2020 DTA Medal

Medal design by Zhenru Yan
“The Mobius loop symbolizes the continuous vitality of Pratt Institute.”
Claire Donato
Distinguished Teacher 2020–21
Claire Donato has taught at Pratt Institute since 2014 and is currently an adjunct associate professor of creative writing. She is the author of Burial (Tarpaulin Sky Press, 2013) and The Second Body (Poor Claudia, 2016; Tarpaulin Sky Press, reissue forthcoming). Her writing has appeared or is forthcoming in publications including The Believer, BOMB, Territory, Poetry Society of America, DIAGRAM, Bennington Review, The Brooklyn Rail, Fanzine, and The Elephants.
Address to Graduates
View Prof. Donato’s video address, part of the Celebration of the Class of 2020.
[A choir sings Cat Power’s “Sea of Love”]
I sit on the ground in my Brooklyn apartment and breathe. Drafting this sentence, I almost type grieve, as if the verbs to breathe and to grieve are interchangeable. When a siren sounds out my window—and a siren sounds every minute, it seems—I hold my breath. This connection of everyone with lungs, poet Juliana Spahr says. I am a poet; I am a teacher. For 11 years, I’ve lived in New York City, where many of my neighbors are sick. Over 12,000 New Yorkers are dead. Each person is or was someone’s parent, child, sibling, partner.
When classes were cancelled on March 12th, I was in the midst of teaching a course called The Oceanic Feeling.

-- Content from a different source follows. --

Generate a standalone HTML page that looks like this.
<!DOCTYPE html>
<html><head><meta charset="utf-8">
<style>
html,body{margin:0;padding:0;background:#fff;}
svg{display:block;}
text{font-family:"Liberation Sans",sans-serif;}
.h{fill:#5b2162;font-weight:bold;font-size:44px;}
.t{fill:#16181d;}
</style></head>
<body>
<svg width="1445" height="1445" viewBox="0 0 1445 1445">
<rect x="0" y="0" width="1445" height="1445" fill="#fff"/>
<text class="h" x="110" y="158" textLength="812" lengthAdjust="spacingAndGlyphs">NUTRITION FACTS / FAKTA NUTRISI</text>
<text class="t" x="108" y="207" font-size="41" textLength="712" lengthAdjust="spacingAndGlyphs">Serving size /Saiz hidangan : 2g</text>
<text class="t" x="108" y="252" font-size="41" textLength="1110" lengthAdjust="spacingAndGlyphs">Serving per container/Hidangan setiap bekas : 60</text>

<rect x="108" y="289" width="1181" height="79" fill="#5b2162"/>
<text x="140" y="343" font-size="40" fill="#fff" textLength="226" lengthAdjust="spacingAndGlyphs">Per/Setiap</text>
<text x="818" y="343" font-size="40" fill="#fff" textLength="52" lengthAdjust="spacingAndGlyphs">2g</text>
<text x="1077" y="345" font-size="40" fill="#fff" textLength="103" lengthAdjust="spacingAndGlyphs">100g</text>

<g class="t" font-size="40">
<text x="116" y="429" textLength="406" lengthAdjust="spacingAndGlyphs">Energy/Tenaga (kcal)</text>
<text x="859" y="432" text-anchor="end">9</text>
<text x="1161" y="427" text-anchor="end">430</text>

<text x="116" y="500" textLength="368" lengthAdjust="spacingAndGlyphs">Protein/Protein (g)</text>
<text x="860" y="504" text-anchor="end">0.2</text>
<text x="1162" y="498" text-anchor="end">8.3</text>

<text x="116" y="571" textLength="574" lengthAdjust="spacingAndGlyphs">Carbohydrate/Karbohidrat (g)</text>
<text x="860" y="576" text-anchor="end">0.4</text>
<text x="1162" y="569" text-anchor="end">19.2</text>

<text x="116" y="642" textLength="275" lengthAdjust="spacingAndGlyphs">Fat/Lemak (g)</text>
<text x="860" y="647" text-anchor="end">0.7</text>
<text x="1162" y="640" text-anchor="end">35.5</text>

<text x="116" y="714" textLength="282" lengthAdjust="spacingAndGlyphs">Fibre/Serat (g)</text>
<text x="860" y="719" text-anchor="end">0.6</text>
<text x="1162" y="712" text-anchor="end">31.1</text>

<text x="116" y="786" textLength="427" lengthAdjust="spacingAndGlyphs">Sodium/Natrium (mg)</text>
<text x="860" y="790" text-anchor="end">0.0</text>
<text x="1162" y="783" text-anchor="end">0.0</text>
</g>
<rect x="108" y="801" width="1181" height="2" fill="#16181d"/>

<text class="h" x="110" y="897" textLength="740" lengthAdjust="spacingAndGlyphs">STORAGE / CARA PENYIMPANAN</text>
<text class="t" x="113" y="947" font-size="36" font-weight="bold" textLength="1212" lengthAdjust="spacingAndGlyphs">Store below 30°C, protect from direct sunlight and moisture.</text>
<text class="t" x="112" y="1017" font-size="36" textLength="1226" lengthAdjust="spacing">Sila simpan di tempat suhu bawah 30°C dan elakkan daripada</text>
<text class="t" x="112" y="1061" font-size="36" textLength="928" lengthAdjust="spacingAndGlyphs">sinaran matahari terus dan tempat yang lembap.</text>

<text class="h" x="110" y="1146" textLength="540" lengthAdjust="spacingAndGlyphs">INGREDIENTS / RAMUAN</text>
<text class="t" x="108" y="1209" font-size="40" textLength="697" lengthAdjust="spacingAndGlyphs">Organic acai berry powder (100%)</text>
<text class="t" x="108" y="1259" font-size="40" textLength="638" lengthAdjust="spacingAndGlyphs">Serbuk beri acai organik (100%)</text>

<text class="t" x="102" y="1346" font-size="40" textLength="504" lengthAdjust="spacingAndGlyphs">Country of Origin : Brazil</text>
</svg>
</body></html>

Coined in 1927 by French writer and mystic Romain Rolland in a letter to Sigmund Freud, the oceanic feeling refers to “a sensation of ‘eternity,’ a feeling of something limitless, unbounded, […] of an indissoluble bond, of being one with the external world as a whole.” My poetics laboratory was concerned with ego dissolution, ecstatic joy, mystical experiences, and the possibility of connection during mass extinction—how our bodies, per French collective Le Love Gang, “are never isolated, are always enmeshed in shifting patterns of relations. Scattered across space, our selves form patterns, trace connections ethical but unseen.”
Love is space, Zen priest angel Kyodo williams says, and I think of how the quarantine entrusts space between our bodies—bodies that manage to be both different and the same.

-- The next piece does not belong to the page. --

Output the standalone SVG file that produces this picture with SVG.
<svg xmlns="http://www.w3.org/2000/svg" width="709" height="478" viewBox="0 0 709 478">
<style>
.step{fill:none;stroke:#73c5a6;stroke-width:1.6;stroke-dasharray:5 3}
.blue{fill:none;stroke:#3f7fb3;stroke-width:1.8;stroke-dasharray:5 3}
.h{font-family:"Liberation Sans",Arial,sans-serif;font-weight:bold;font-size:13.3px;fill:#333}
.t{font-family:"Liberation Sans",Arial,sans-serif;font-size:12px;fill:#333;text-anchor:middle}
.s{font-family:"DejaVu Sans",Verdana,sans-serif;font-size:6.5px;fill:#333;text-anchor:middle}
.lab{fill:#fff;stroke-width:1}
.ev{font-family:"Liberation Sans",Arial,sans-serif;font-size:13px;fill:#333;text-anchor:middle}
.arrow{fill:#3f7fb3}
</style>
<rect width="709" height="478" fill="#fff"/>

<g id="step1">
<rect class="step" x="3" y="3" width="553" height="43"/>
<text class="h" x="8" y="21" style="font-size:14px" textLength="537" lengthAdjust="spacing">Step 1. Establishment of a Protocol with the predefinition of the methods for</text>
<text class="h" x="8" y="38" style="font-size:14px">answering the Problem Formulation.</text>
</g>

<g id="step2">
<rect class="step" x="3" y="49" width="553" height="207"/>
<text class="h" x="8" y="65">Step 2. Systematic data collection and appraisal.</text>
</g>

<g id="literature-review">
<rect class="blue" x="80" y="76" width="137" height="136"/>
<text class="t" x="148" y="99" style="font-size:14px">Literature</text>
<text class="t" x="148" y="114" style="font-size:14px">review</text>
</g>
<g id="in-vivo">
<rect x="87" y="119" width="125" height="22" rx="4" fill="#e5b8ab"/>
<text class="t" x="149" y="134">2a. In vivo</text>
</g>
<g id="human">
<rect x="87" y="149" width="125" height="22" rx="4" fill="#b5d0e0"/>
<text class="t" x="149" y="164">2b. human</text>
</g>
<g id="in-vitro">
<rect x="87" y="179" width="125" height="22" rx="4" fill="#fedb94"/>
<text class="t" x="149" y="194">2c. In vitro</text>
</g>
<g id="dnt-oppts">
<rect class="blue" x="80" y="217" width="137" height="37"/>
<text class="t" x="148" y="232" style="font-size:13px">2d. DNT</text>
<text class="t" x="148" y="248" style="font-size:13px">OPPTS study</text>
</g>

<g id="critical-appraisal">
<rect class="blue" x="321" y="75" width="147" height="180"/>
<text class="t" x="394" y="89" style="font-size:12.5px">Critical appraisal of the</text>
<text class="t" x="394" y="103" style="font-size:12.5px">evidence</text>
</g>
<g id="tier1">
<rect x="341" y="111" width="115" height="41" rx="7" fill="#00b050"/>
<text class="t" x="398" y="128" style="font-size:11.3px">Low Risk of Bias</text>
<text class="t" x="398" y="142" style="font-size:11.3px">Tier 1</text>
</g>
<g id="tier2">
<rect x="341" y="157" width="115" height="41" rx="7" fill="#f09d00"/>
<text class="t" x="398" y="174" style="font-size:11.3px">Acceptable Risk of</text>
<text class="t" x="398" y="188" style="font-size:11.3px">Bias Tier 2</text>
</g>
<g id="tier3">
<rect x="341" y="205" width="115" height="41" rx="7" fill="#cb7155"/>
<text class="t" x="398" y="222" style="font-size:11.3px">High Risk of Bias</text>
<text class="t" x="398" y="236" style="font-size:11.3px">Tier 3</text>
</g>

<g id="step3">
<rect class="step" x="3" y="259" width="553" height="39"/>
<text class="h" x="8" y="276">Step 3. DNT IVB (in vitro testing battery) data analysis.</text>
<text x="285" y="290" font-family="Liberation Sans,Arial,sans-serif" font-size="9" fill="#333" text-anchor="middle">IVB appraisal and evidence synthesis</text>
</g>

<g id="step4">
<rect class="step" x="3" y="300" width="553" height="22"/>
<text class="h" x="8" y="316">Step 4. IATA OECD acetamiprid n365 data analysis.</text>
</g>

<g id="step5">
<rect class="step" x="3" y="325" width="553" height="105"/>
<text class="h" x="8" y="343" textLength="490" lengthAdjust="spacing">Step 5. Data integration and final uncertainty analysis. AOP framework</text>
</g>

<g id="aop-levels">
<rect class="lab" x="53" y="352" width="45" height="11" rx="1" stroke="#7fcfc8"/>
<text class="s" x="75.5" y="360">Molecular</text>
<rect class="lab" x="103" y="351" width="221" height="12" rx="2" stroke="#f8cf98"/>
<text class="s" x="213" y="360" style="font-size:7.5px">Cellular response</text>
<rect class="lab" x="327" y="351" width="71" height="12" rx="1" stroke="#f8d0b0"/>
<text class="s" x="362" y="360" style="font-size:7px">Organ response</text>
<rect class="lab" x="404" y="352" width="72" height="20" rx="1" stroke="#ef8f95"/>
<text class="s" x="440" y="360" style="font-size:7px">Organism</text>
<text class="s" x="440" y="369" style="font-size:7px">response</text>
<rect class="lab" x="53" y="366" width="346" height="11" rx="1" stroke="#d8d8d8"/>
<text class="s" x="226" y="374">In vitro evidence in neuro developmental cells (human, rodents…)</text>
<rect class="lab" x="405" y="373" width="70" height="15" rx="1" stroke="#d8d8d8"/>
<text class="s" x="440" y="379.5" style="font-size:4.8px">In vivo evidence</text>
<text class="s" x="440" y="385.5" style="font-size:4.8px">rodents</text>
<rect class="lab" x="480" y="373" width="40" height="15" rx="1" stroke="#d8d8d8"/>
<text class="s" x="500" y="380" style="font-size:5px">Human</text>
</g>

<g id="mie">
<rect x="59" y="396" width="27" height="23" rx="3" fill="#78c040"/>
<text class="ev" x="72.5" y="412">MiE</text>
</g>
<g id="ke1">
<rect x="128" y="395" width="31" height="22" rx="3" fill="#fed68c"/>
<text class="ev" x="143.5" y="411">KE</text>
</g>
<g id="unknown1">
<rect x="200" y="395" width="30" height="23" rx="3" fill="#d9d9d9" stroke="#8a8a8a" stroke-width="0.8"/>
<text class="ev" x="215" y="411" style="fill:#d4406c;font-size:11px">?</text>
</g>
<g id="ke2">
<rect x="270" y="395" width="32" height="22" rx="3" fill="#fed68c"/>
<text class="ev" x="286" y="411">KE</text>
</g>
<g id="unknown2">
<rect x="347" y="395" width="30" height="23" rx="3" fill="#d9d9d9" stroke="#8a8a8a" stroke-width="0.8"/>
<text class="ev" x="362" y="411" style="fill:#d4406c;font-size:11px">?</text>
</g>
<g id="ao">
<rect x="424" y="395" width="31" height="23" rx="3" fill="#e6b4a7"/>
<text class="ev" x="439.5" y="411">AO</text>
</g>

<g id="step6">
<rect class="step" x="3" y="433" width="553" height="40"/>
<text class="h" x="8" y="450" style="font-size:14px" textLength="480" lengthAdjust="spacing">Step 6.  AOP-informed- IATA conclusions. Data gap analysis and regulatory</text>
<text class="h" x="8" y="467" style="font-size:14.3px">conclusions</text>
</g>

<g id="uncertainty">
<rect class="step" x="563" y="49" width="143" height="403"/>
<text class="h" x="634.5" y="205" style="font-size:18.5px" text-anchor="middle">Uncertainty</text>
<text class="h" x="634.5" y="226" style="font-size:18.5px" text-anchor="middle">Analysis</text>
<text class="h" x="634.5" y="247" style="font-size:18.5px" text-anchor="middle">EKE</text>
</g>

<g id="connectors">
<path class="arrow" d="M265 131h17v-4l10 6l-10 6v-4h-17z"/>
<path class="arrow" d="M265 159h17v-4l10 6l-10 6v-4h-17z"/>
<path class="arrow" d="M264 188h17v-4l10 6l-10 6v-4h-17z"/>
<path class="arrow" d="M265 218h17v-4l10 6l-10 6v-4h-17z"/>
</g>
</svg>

In The Oceanic Feeling, my students and I sang each week as an experiment in becoming a c(h)oral reef ensemble, and swam through schools of psychoanalytic, mystic, and critical oceanic studies texts. We recorded our singing, a clip of which you just heard. Self-quarantined, I listen to our songs, and lovingly recall sharing physical space.
Now, we electronically gather. Our nonhuman animal companions circumnavigate space, rewilding our ecosystem. We’re together, but our virtual presences on-screen indicate absence. We check in; we ask one another what we need; we language our fears, our dreams. To dream while facing the unknown reminds us we’re still here.
On Eastern Parkway in Brooklyn, two ambulances with sirens blaring run parallel to one another. I write down a couplet:
How awake were you before the world shut down
And how awake are you to the fact that the world is not shut down
In Manhattan, tents amalgamate into field hospitals; deceased bodies with no known next of kin are buried in mass graves at Hart Island. “What can we do,” asks Yuki Kobiyama in a dharma talk. “Do we just quietly sit and feel our pain, sadness, lack of motivation and lack of our loved ones—whichever arises in the moment?”
I listen as Tre Kwon, an ICU nurse and member of the COVID-19 Frontline Workers Task Force at Mount Sinai Hospital, stands in front of her workplace, demanding adequate PPE. This is what I am, she says. I am a nurse. It’s my duty to take care of patients.
You are a teacher, people tell me. In mid-April, Pratt sent me an email indicating I am a distinguished teacher. Of this, I am skeptical. Is there such a thing as teaching?
My student Lucky Ruiz, a junior BFA Writing major, frequently invokes the term pedagogy of healing in relation to learning communities we’ve shared. This description feels apt. Every student is a teacher. In many traditions, teaching is considered healing. In co-investigatory classrooms, we teach each other, and we teach each other how to teach. This feedback loop undoes teaching, and turns it into the practice of one’s life. Which is to say, awakening is the root of our collaboration, our co-investigatory pedagogy. This process is not always easy. But as Sara Ahmed writes in The Promise of Happiness: “Political movements imagine what is possible when possibility seems to have been negated or lost before it can be recognized. […] When things go astray, other things can happen. We have a future, perhaps.”
It is an honor to receive this award in recognition of my work and the dedicated students whom I teach. If there is such a place as utopia, I’m confident we’ve collaborated on and within it. Thank you, and much love to the graduating class of 2020.